If a real estate property is expropriated by the administrative unit in accordance with Law No. 15 of 2008, then compensation to its owners should be made according to the provisions of Expropriations Law No. 20 of 1983. That is, there is no specific percentage for expropriation or deduction, as the administrative unit may expropriate real estate properties or parts of properties from individuals for the purpose of creating real estate development zones, in return for “fair compensation”. Law No. 15 of 2008 obliges the administrative unit to allocate 40 percent of the residential floor area (plots) for sale to the owners of the expropriated properties, each according to the percent of total area expropriated from their property.

In Law No. 23, the administrative unit has the right to take 40 to 50 percent of the total area of the property when it includes it into the zoning plans, without compensation. The law considers that the real estate will earn interest through being serviced and will gain purchasing value after being included into the zoning plan—this justifies the large deduction rate and lack of compensation.
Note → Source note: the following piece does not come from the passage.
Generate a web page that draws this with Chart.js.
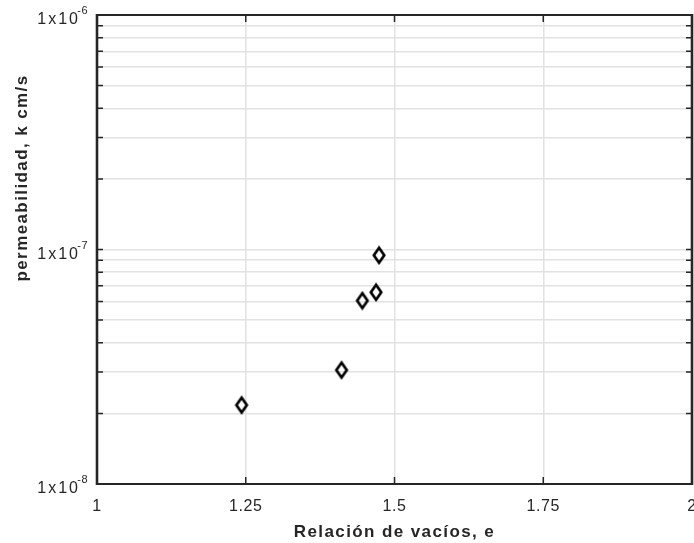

If the administrative unit is compelled to take more than 50 percent of the property, then it must compensate the owner only for the excess deduction.

Routes for implementation

Real estate development operations that are in accordance with Law No. 15 of 2008 can take place in two ways: through the administrative unit expropriating properties located within real estate development zones, or through an agreement between property owners in the area and the real estate developer.

Meanwhile, zoning can occur in two ways, according to Law No. 23 of 2015: either according to the zoning process for the administrative unit to implement the approved plans, or according to the division process carried out by the owners through dividing the land into zoning sections with the intention of constructing buildings and facilities on them.

Alternative housing

As stipulated in the two laws, real estate development work—or planning and division—leads to the eviction of the owner from his property. In both cases, legislators did not attempt to secure alternative housing from the administrative unit for evicted owners.

Law No. 15 of 2008, however, obliges the developer to secure alternative housing for occupants, or pay them cash compensation based on an agreement between the two parties.

Return of rights holders

Regarding the possibility of real estate owners returning to their areas after the completion of construction work, Law No. 15 of 2008 stipulates that owners of expropriated properties be allocated residential units in the real estate development zone, which they can purchase back.

At the same time, Law No. 23 of 2015 mandates the formation of a Compulsory Distribution Committee, which must aim “to the extent possible” to give all the rights holders their shares, whether on the same location as their old property, or nearby.